Porque Sánchez no ha dejado de considerar un estorbo la separación de poderes desde que llegó por primera vez a la Moncloa, colonizó la Fiscalía General del Estado con su exministra de Justicia y adaptó la Abogacía del Estado, tras una purga interna, a sus objetivos políticos.

Después intentó renovar el Poder Judicial con una mayoría distinta a la prevista en la Constitución, aprobando una ley exprés adaptada a la aritmética conjunta del PSOE y Podemos. Y cuando esa cacicada fracasó, impulsó otra que en la práctica paraliza su actividad, impidiendo que designe vacantes y adopte decisiones imprescindibles para el buen funcionamiento de un servicio público esencial.

Ése es el contexto en el que, lejos de frenar la burda escalada del separatismo contra un poder definitorio de una democracia auténtica, se ha sumado a la cacería. Porque en eso consiste suscribir la peligrosa teoría del «lawfare» y, además de indultar o amnistiar a delincuentes, permitir que sienten en Comisiones de Investigación en el Congreso a los responsables de haberles encausado.

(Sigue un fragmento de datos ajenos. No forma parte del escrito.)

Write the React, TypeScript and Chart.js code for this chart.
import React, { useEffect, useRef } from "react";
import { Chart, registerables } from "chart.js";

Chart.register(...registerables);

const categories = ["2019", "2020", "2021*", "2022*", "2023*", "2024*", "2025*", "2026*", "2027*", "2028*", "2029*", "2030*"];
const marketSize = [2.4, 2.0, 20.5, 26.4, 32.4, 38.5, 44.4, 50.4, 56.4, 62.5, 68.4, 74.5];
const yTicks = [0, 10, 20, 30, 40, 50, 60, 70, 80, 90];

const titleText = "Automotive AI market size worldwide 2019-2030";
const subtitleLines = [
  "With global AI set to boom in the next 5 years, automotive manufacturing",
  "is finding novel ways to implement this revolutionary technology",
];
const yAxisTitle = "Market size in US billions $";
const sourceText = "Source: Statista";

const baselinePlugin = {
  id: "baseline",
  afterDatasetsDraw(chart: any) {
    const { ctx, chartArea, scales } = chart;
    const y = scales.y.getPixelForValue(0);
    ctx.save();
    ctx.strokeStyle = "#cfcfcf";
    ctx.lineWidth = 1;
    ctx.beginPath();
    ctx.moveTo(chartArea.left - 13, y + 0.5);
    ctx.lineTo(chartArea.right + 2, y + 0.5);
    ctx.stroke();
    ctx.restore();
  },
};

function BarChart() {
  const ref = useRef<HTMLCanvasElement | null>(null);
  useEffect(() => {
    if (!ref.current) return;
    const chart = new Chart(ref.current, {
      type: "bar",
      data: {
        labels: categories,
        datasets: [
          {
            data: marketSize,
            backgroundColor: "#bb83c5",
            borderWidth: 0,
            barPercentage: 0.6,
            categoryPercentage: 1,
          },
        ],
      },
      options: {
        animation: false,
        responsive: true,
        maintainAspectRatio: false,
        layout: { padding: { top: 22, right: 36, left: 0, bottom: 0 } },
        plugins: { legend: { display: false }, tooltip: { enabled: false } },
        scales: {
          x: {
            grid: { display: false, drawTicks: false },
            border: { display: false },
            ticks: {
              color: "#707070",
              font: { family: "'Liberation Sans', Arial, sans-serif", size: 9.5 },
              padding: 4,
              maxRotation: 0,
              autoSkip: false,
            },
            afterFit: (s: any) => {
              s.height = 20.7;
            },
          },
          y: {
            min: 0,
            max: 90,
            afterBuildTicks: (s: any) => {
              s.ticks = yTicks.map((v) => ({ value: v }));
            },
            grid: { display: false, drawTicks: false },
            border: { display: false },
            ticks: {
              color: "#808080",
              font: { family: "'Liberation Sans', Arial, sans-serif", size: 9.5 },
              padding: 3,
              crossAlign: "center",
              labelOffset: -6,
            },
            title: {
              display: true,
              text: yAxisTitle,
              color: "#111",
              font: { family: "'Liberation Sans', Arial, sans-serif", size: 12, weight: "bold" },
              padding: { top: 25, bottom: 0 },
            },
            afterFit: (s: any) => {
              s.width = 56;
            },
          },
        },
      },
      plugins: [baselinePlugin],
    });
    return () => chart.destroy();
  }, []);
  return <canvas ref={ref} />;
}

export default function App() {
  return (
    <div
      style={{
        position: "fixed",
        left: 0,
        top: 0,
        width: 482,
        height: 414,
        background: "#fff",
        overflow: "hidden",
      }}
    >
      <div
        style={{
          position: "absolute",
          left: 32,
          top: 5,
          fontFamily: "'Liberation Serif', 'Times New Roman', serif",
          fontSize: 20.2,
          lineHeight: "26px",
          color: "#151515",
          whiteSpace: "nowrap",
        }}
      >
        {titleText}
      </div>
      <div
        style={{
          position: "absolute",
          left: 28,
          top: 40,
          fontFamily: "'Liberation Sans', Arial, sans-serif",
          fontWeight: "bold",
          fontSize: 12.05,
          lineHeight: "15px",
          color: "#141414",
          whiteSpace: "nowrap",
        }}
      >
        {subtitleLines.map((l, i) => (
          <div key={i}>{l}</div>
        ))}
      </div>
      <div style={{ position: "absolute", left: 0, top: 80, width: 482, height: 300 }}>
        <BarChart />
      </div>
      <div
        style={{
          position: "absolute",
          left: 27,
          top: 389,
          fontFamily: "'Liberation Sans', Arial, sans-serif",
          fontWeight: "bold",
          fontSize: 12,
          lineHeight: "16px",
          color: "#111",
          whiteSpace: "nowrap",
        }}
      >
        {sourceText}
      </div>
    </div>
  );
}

O ahora la persecución ignominiosa de los jueces García-Castellón o Aguirre, por mantener vivas investigaciones judiciales sobre el terrorismo de los CDR o de Tsunami y de las siniestras relaciones del independentismo con Moscú; todo ello trufado de un señalamiento insólito de la judicatura en su conjunto, de un intento de doblegarla y de una planificada estrategia por invadirla para situar a peones políticos en las más altas magistraturas judiciales.

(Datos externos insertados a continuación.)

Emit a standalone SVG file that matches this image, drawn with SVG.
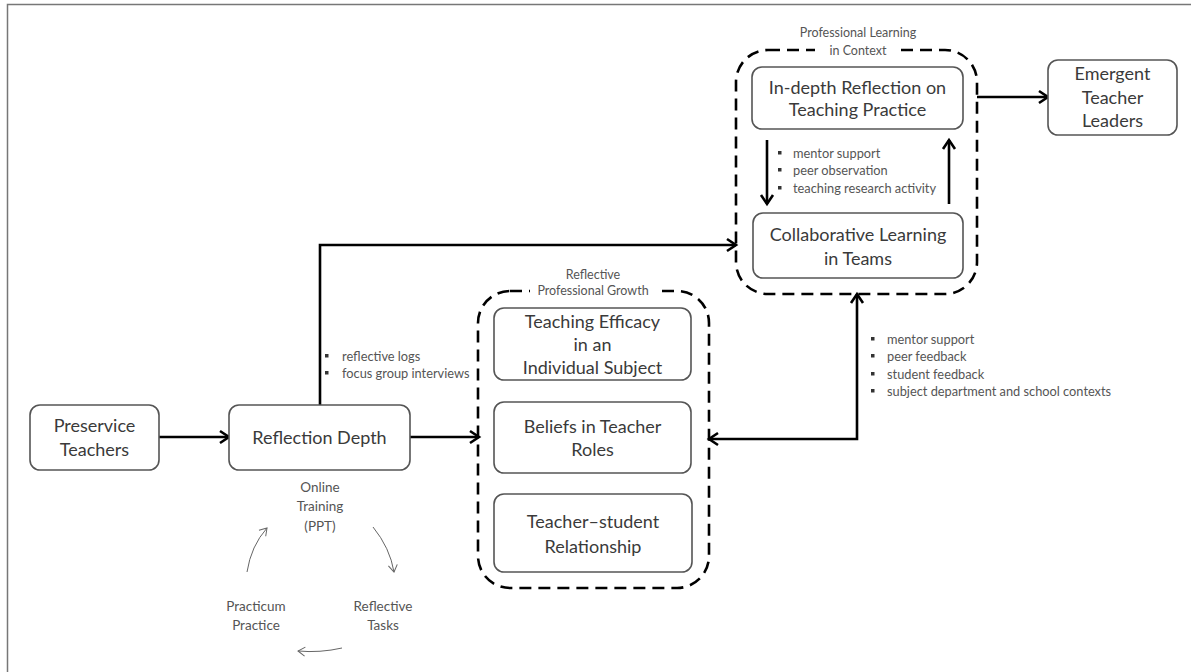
<svg xmlns="http://www.w3.org/2000/svg" width="1191" height="672" viewBox="0 0 1191 672">
<defs>
<marker id="ah" markerUnits="userSpaceOnUse" markerWidth="16" markerHeight="16" viewBox="0 0 16 16" refX="13" refY="8" orient="auto-start-reverse">
<path d="M4,2 L13,8 L4,14" fill="none" stroke="#000" stroke-width="2.6"/>
</marker>
<marker id="ahs" markerUnits="userSpaceOnUse" markerWidth="12" markerHeight="12" viewBox="0 0 12 12" refX="10" refY="6" orient="auto">
<path d="M3,1.5 L10,6 L3,10.5" fill="none" stroke="#666" stroke-width="1"/>
</marker>
<style>
.box{fill:#fff;stroke:#555;stroke-width:1.6}
.grp{fill:none;stroke:#000;stroke-width:2.6;stroke-dasharray:12 7}
.t{font-family:Lato,"Liberation Sans",sans-serif;font-size:18px;fill:#3a3a3a;text-anchor:middle}
.s{font-family:Lato,"Liberation Sans",sans-serif;font-size:12.8px;fill:#555}
.g{font-family:Lato,"Liberation Sans",sans-serif;font-size:12.5px;fill:#555;text-anchor:middle}
.c{font-family:Lato,"Liberation Sans",sans-serif;font-size:13.5px;fill:#555;text-anchor:middle}
.arr{fill:none;stroke:#000;stroke-width:2.6}
.thin{fill:none;stroke:#666;stroke-width:1}
</style>
</defs>
<rect width="1191" height="672" fill="#fff"/>
<g id="frame" fill="none" stroke="#777" stroke-width="1.5">
<path d="M7.5,672 V4.5 H1191"/>
</g>

<g id="group-reflective">
<rect class="grp" x="478" y="291" width="231" height="297" rx="32"/>
<rect x="530" y="283" width="126" height="15" fill="#fff"/>
<text class="g" x="593" y="279">Reflective</text>
<text class="g" x="593" y="295">Professional Growth</text>
</g>

<g id="group-context">
<rect class="grp" x="736" y="50" width="241" height="244" rx="32"/>
<rect x="815" y="42" width="86" height="16" fill="#fff"/>
<text class="g" x="858" y="37">Professional Learning</text>
<text class="g" x="858" y="55">in Context</text>
</g>

<g id="connectors">
<line class="arr" x1="159" y1="437" x2="229" y2="437" marker-end="url(#ah)"/>
<line class="arr" x1="410" y1="437" x2="479" y2="437" marker-end="url(#ah)"/>
<path class="arr" d="M320,405 V245 H736" marker-end="url(#ah)"/>
<line class="arr" x1="767" y1="140" x2="767" y2="204" marker-end="url(#ah)"/>
<line class="arr" x1="949" y1="204" x2="949" y2="140" marker-end="url(#ah)"/>
<line class="arr" x1="977" y1="97" x2="1048" y2="97" marker-end="url(#ah)"/>
<path class="arr" d="M709,439 H857 V294" marker-start="url(#ah)" marker-end="url(#ah)"/>
<path class="thin" d="M373,527 Q390,548 394,572" marker-end="url(#ahs)"/>
<path class="thin" d="M342,648 Q320,653 298,651" marker-end="url(#ahs)"/>
<path class="thin" d="M247,572 Q251,546 267,528" marker-end="url(#ahs)"/>
</g>

<g id="preservice">
<rect class="box" x="30" y="405" width="129" height="65" rx="10"/>
<text class="t" x="94.5" y="432">Preservice</text>
<text class="t" x="94.5" y="456">Teachers</text>
</g>

<g id="reflection-depth">
<rect class="box" x="229" y="405" width="181" height="65" rx="10"/>
<text class="t" x="319.5" y="444">Reflection Depth</text>
</g>

<g id="teaching-efficacy">
<rect class="box" x="494" y="308" width="197" height="72" rx="10"/>
<text class="t" x="592.5" y="328">Teaching Efficacy</text>
<text class="t" x="592.5" y="351">in an</text>
<text class="t" x="592.5" y="374">Individual Subject</text>
</g>

<g id="beliefs">
<rect class="box" x="494" y="402" width="197" height="71" rx="10"/>
<text class="t" x="592.5" y="433">Beliefs in Teacher</text>
<text class="t" x="592.5" y="456">Roles</text>
</g>

<g id="teacher-student">
<rect class="box" x="494" y="494" width="198" height="78" rx="10"/>
<text class="t" x="593" y="528">Teacher–student</text>
<text class="t" x="593" y="553">Relationship</text>
</g>

<g id="in-depth">
<rect class="box" x="752" y="67" width="211" height="62" rx="10"/>
<text class="t" x="857.5" y="94">In-depth Reflection on</text>
<text class="t" x="857.5" y="116">Teaching Practice</text>
</g>

<g id="collaborative">
<rect class="box" x="753" y="213" width="210" height="65" rx="10"/>
<text class="t" x="858" y="241">Collaborative Learning</text>
<text class="t" x="858" y="265">in Teams</text>
</g>

<g id="emergent">
<rect class="box" x="1048" y="60" width="129" height="75" rx="10"/>
<text class="t" x="1112.5" y="80">Emergent</text>
<text class="t" x="1112.5" y="104">Teacher</text>
<text class="t" x="1112.5" y="127">Leaders</text>
</g>

<g id="cycle">
<text class="c" x="320" y="492">Online</text>
<text class="c" x="320" y="511">Training</text>
<text class="c" x="320" y="531">(PPT)</text>
<text class="c" x="256" y="611">Practicum</text>
<text class="c" x="256" y="630">Practice</text>
<text class="c" x="383" y="611">Reflective</text>
<text class="c" x="383" y="630">Tasks</text>
</g>

<g id="labels">
<g fill="#333">
<rect x="325" y="354" width="3.5" height="3.5"/>
<rect x="325" y="371" width="3.5" height="3.5"/>
<rect x="778" y="151" width="3.5" height="3.5"/>
<rect x="778" y="168" width="3.5" height="3.5"/>
<rect x="778" y="186" width="3.5" height="3.5"/>
<rect x="871" y="337" width="3.5" height="3.5"/>
<rect x="871" y="354" width="3.5" height="3.5"/>
<rect x="871" y="372" width="3.5" height="3.5"/>
<rect x="871" y="389" width="3.5" height="3.5"/>
</g>
<text class="s" x="342" y="361">reflective logs</text>
<text class="s" x="342" y="378">focus group interviews</text>
<text class="s" x="793" y="158">mentor support</text>
<text class="s" x="793" y="175">peer observation</text>
<text class="s" x="793" y="193">teaching research activity</text>
<text class="s" x="887" y="344">mentor support</text>
<text class="s" x="887" y="361">peer feedback</text>
<text class="s" x="887" y="379">student feedback</text>
<text class="s" x="887" y="396">subject department and school contexts</text>
</g>
</svg>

La sumisión de Sánchez a Puigdemont, y también a Junqueras o a Otegi, necesita primero de un sometimiento del Poder Judicial y, al mismo tiempo, de una usurpación de sus funciones, que nunca son legislativas pero sí ponen límites constitucionales a los excesos que, desde esa facultad de las Cámaras, puedan intentarse.

Y ése es el caso. El Gobierno ha reformado el Código Penal al dictado de quienes lo incumplían; lanza leyes al marco constitucional; criminaliza a los jueces que se ciñen a las reglas del juego y pervierte sus facultades en la materia, que son precisas y limitadas, para colonizar una herramienta autónoma de la democracia y transformarla en una extensión de los intereses del presidente.

Que partidos antisistema o rupturistas desafíen al Estado de derecho es una anomalía lamentable, pero fácilmente controlable por él si dispone de la lealtad imprescindible del resto de actores institucionales. Pero es una inmensa lástima, y un formidable problema, que su principal amenaza proceda de sus principales custodios.

Y eso es lo que Sánchez, de manera espuria, inconstitucional e inmoral, está haciendo: comprarse la Presidencia con una bochornosa ley de amnistía que deja impunes delitos, legaliza en falso los objetivos de los delincuentes y destroza las barreras constitucionales creadas para evitarlo todo. Es tan grave lo que estamos viendo, que cabe esperar que el propio sistema lo depure y coloque a los insurgentes, con Sánchez a la cabeza, en el lugar que merecen en la historia.